For starters, why are coat hangers called coat hangers when you hang other clothes on them? Coats generally have little hooks of material sewn inside them to enable you to hang them directly on a hook, thus alleviating the actual need for a coat hanger.

Other clothes do not, so we need something to hang them up with. We can invent a rocket to put a man on the moon, but all that we can come up with to hang clothes is a strange shaped piece of plastic (usually black), with a metal hook on the end. Surely there must be a more eye-pleasing way to hang up clothes.

What really annoys me is that when you buy an item of clothing, say a jumper from Burtons, they never actually give you a hanger. Therefore you have to buy some from Woolworths or such like. Also, no matter how many coat hangers you actually possess, it never equates to the amount of clothes you have, thus causing family arguments (well, it does in my house anyway.)

The only argument I can think of against putting coat hangers into Room 101 is that it would mark the unfortunate demise of the Blue Peter Advent Crown. This not only keeps the Blue Peter presenters in work, it also provides employment for hundreds of firefighters across the UK as they zoom around putting out fires caused by Blue Peter advent crowns.


2) People who talk on their mobile phones whilst on the train.

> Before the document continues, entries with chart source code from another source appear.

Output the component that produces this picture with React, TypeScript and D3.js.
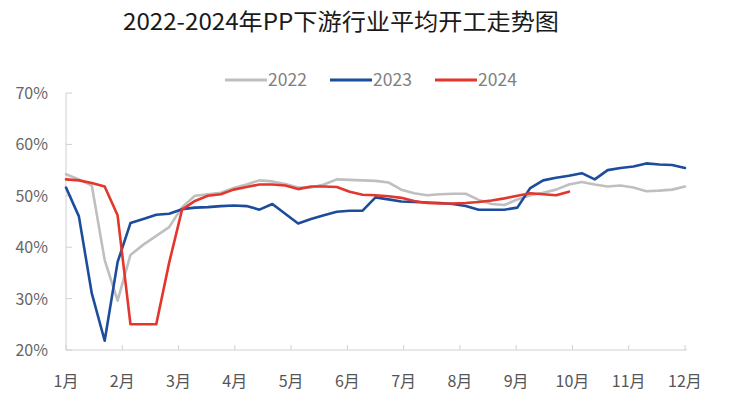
import React from 'react';
import * as d3 from 'd3';

const months = ['1月', '2月', '3月', '4月', '5月', '6月', '7月', '8月', '9月', '10月', '11月', '12月'];
const yTicks = [20, 30, 40, 50, 60, 70];

// weekly average operating rate (%), week 0 = early January
const y2022 = [
  54.2, 53.2, 52.0, 37.5, 29.6, 38.5, 40.5, 42.2, 43.9, 47.8,
  50.0, 50.3, 50.6, 51.5, 52.2, 53.0, 52.8, 52.3, 51.6, 51.6,
  52.2, 53.2, 53.1, 53.0, 52.9, 52.6, 51.2, 50.5, 50.1, 50.3,
  50.4, 50.4, 49.2, 48.4, 48.2, 49.3, 50.1, 50.6, 51.2, 52.2,
  52.7, 52.2, 51.8, 52.0, 51.6, 50.9, 51.0, 51.2, 51.8,
];
const y2023 = [
  51.6, 46.0, 31.0, 21.8, 37.1, 44.7, 45.5, 46.3, 46.5, 47.4,
  47.7, 47.8, 48.0, 48.1, 48.0, 47.3, 48.4, 46.5, 44.6, 45.5,
  46.2, 46.9, 47.1, 47.1, 49.7, 49.3, 48.9, 48.8, 48.7, 48.6,
  48.4, 48.0, 47.3, 47.3, 47.3, 47.7, 51.5, 53.0, 53.5, 53.9,
  54.4, 53.2, 55.0, 55.4, 55.7, 56.3, 56.1, 56.0, 55.4,
];
const y2024 = [
  53.2, 53.0, 52.5, 51.8, 46.2, 25.0, 25.0, 25.0, 37.0, 47.3,
  49.0, 50.0, 50.3, 51.2, 51.7, 52.2, 52.2, 52.0, 51.3, 51.8,
  51.8, 51.7, 50.8, 50.2, 50.1, 49.9, 49.6, 49.0, 48.6, 48.5,
  48.5, 48.6, 48.8, 49.1, 49.5, 50.0, 50.5, 50.3, 50.1, 50.8,
];

const series = [
  { name: '2022', values: y2022, color: '#BFBFBF' },
  { name: '2023', values: y2023, color: '#1C4C9C' },
  { name: '2024', values: y2024, color: '#E3362C' },
];

const W = 739;
const H = 395;
const left = 66;
const right = 685;
const top = 93;
const bottom = 350;
const font = '"Noto Sans CJK SC", "Noto Sans", sans-serif';

export default function App() {
  const x = d3.scaleLinear().domain([0, 48]).range([left, right]);
  const xm = d3.scaleLinear().domain([0, 11]).range([left, right]);
  const y = d3.scaleLinear().domain([20, 70]).range([bottom, top]);

  const line = d3.line<number>()
    .x((d, i) => x(i))
    .y(d => y(d));

  return (
    <svg width={W} height={H} style={{ position: 'absolute', left: 0, top: 0, background: '#fff' }}>
      <text x={341} y={30} textAnchor="middle" fontSize={23} fill="#1a1a1a" fontFamily={font}
        textLength={436} lengthAdjust="spacingAndGlyphs">
        2022-2024年PP下游行业平均开工走势图
      </text>

      {series.map((s, i) => {
        const lx = 225 + i * 105;
        return (
          <g key={s.name}>
            <line x1={lx} x2={lx + 42} y1={80} y2={80} stroke={s.color} strokeWidth={3} />
            <text x={lx + 43} y={86} fontSize={17.5} fill="#808080" fontFamily={font}>{s.name}</text>
          </g>
        );
      })}

      <line x1={left} x2={left} y1={top} y2={bottom} stroke="#D0D0D0" />
      {yTicks.map(t => (
        <g key={t}>
          <line x1={left} x2={left + 6} y1={y(t)} y2={y(t)} stroke="#D0D0D0" />
          <text x={48} y={y(t) + 6} textAnchor="end" fontSize={16} fill="#666" fontFamily={font}>{t}%</text>
        </g>
      ))}

      <line x1={left} x2={right + 2} y1={bottom} y2={bottom} stroke="#D0D0D0" />
      {months.map((m, i) => (
        <g key={m}>
          <line x1={xm(i)} x2={xm(i)} y1={bottom} y2={bottom - 5} stroke="#D0D0D0" />
          <text x={xm(i)} y={387} textAnchor="middle" fontSize={16} fill="#555" fontFamily={font}>{m}</text>
        </g>
      ))}

      {series.map(s => (
        <path key={s.name} d={line(s.values) || ''} fill="none" stroke={s.color}
          strokeWidth={2.6} strokeLinejoin="round" strokeLinecap="round" />
      ))}
    </svg>
  );
}
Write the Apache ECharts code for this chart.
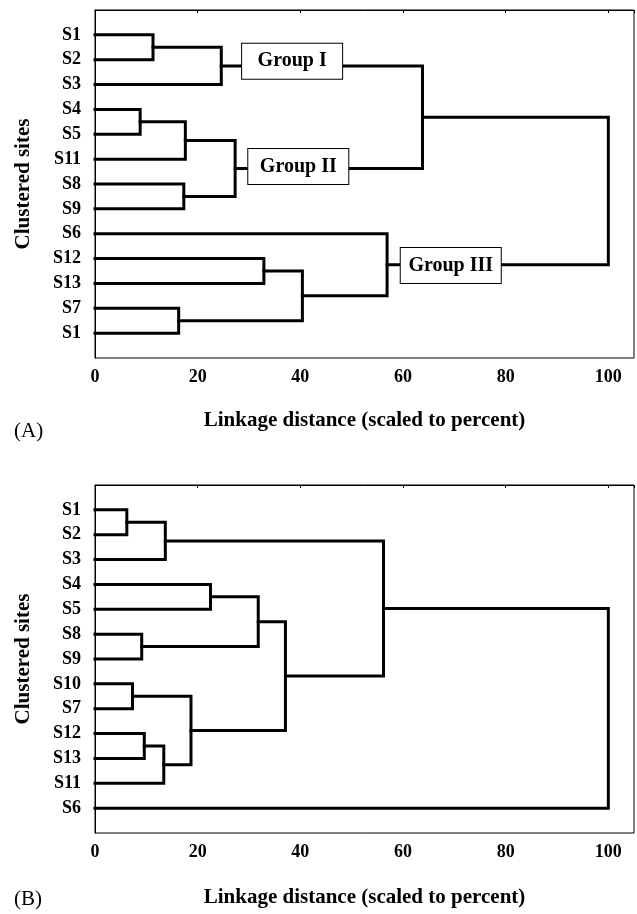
<!DOCTYPE html>
<html><head><meta charset="utf-8">
<script src="https://cdn.jsdelivr.net/npm/echarts@6/dist/echarts.min.js"></script>
<style>html,body{margin:0;padding:0;background:#fff}#c{width:637px;height:914px}</style>
</head><body><div id="c"></div>
<script>
// Panel A
const leavesA = ['S1','S2','S3','S4','S5','S11','S8','S9','S6','S12','S13','S7','S1'];
// merges: [child a, child b, linkage distance]; leaf ids 0..12, clusters 13+
const mergesA = [[0,1,11.3],[13,2,24.6],[3,4,8.8],[15,5,17.6],[6,7,17.3],[16,17,27.3],[14,18,63.8],[9,10,32.9],[11,12,16.3],[20,21,40.4],[8,22,56.9],[19,23,100]];
const groupNamesA = ['Group I','Group II','Group III'];
const groupXA = [38.4, 39.6, 69.3];
const groupYA = [2.06, 6.3, 10.28];
// Panel B
const leavesB = ['S1','S2','S3','S4','S5','S8','S9','S10','S7','S12','S13','S11','S6'];
const mergesB = [[0,1,6.2],[13,2,13.7],[3,4,22.5],[5,6,9.1],[15,16,31.8],[7,8,7.3],[9,10,9.6],[19,11,13.4],[18,20,18.7],[17,21,37.1],[14,22,56.2],[23,12,100]];
const xTicks = [0,20,40,60,80,100];

function links(leaves, merges){
  const nodes = leaves.map((n,i)=>({h:0,y:i+1}));
  const out = [];
  merges.forEach(m=>{
    const a = nodes[m[0]], b = nodes[m[1]], h = m[2];
    out.push({coords:[[a.h,a.y],[h,a.y],[h,b.y],[b.h,b.y]]});
    nodes.push({h:h, y:(a.y+b.y)/2});
  });
  return out;
}

const F = 'Liberation Serif, Times New Roman, serif';
function xAxis(idx){
  return {gridIndex:idx, type:'value', min:0, max:105, interval:20,
    name:'Linkage distance (scaled to percent)', nameLocation:'middle', nameGap: idx===0?52:54,
    nameTextStyle:{fontFamily:F, fontWeight:'bold', fontSize:21, color:'#000'},
    axisLine:{show:true, lineStyle:{color:'#000', width:1}},
    axisTick:{show:true, length:3, lineStyle:{color:'#000'}},
    splitLine:{show:false},
    axisLabel:{fontFamily:F, fontWeight:'bold', fontSize:18, color:'#000', margin:10, showMaxLabel:true,
      formatter:v=> xTicks.indexOf(v)>=0 ? String(v) : ''}
  };
}
function yAxis(idx, leaves){
  return {gridIndex:idx, type:'value', min:0, max:14, interval:1, inverse:true,
    name:'Clustered sites', nameLocation:'middle', nameGap:61, nameRotate:90,
    nameTextStyle:{fontFamily:F, fontWeight:'bold', fontSize:21, color:'#000'},
    axisLine:{show:true, lineStyle:{color:'#000', width:1}},
    axisTick:{show:false}, splitLine:{show:false},
    axisLabel:{fontFamily:F, fontWeight:'bold', fontSize:18, color:'#000', margin:14,
      formatter:v=> (v>=1 && v<=leaves.length) ? leaves[v-1] : ''}
  };
}
const lineStyle = {color:'#000', width:3, join:'miter', cap:'square', opacity:1};

const chart = echarts.init(document.getElementById('c'), null, {renderer:'canvas'});
chart.setOption({
  animation:false,
  backgroundColor:'#fff',
  grid:[
    {left:95, top:10, width:540, height:348, show:true, borderColor:'#000', borderWidth:1, backgroundColor:'transparent'},
    {left:95, top:485, width:540, height:348, show:true, borderColor:'#000', borderWidth:1, backgroundColor:'transparent'}
  ],
  xAxis:[xAxis(0), xAxis(1)],
  yAxis:[yAxis(0, leavesA), yAxis(1, leavesB)],
  series:[
    {type:'lines', coordinateSystem:'cartesian2d', xAxisIndex:0, yAxisIndex:0, polyline:true,
      lineStyle:lineStyle, data:links(leavesA, mergesA), silent:true},
    {type:'lines', coordinateSystem:'cartesian2d', xAxisIndex:1, yAxisIndex:1, polyline:true,
      lineStyle:lineStyle, data:links(leavesB, mergesB), silent:true},
    {type:'scatter', xAxisIndex:0, yAxisIndex:0, symbolSize:0, zlevel:1, z:10, silent:true,
      data: groupNamesA.map((n,i)=>({name:n, value:[groupXA[i], groupYA[i]]})),
      label:{show:true, position:'inside', formatter:p=>p.name, fontFamily:F, fontWeight:'bold', fontSize:20, color:'#000', opacity:1,
        backgroundColor:'#fff', borderColor:'#000', borderWidth:1, width:100, lineHeight:21, padding:[7,0], align:'center'},
      emphasis:{disabled:true}
    }
  ],
  graphic:[
    {type:'text', left:14, top:421, style:{text:'(A)', fontFamily:F, fontSize:21, fill:'#000'}},
    {type:'text', left:14, top:889, style:{text:'(B)', fontFamily:F, fontSize:21, fill:'#000'}}
  ]
});
</script></body></html>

I don’t know about all the rest of you, but who remembers the British Rail advert where the passengers relax with classical music in the background while the world flashes
past without a care? Those were the days, when you could indeed relax on the train with no disturbances. Then along came the mobile phone. Every train journey I go on, there are at least 10 people nattering into their mobiles, talking about nothing in particular, or sorting out daily business. I don’t want to know!!

All I want to do is have a relaxing train journey, not listen to other people’s business!

Please stop!

I always try and play “Name that Tune” when I hear the mobiles ringing along the journey to pass the time. It is a shame that the railways scrapped the carriages which had little compartments in them, for only 6 or so people. These would have made ideal travelling phone boxes for all those people who want to use the phone whilst on the train.

3) Men who drive cars whilst wearing flat caps.

In Norfolk, we seem to have a very high percentage of this offending group of the population, though I’m sure they exist in other counties.
Usually driving brand new Ford Fiestas or Volvos, and accompanied by their wife, they drive at the same speed whichever road they are on. This is usually around 45 mph. Even on 30 mph roads, they drive at this speed, but infuriatingly slow on 60 mph roads.
You can spot these blokes a mile off, their car is always immaculately polished and the flat cap can be seen for miles. Now, I was always taught that it was rude to wear hats indoors – does this not apply to cars? Clearly not.
Also, they generally appear on a Sunday in droves, meandering around the countryside with no clue as to where they are going, so can turn right at any second with no prior warning, forcing you to slam on the brakes.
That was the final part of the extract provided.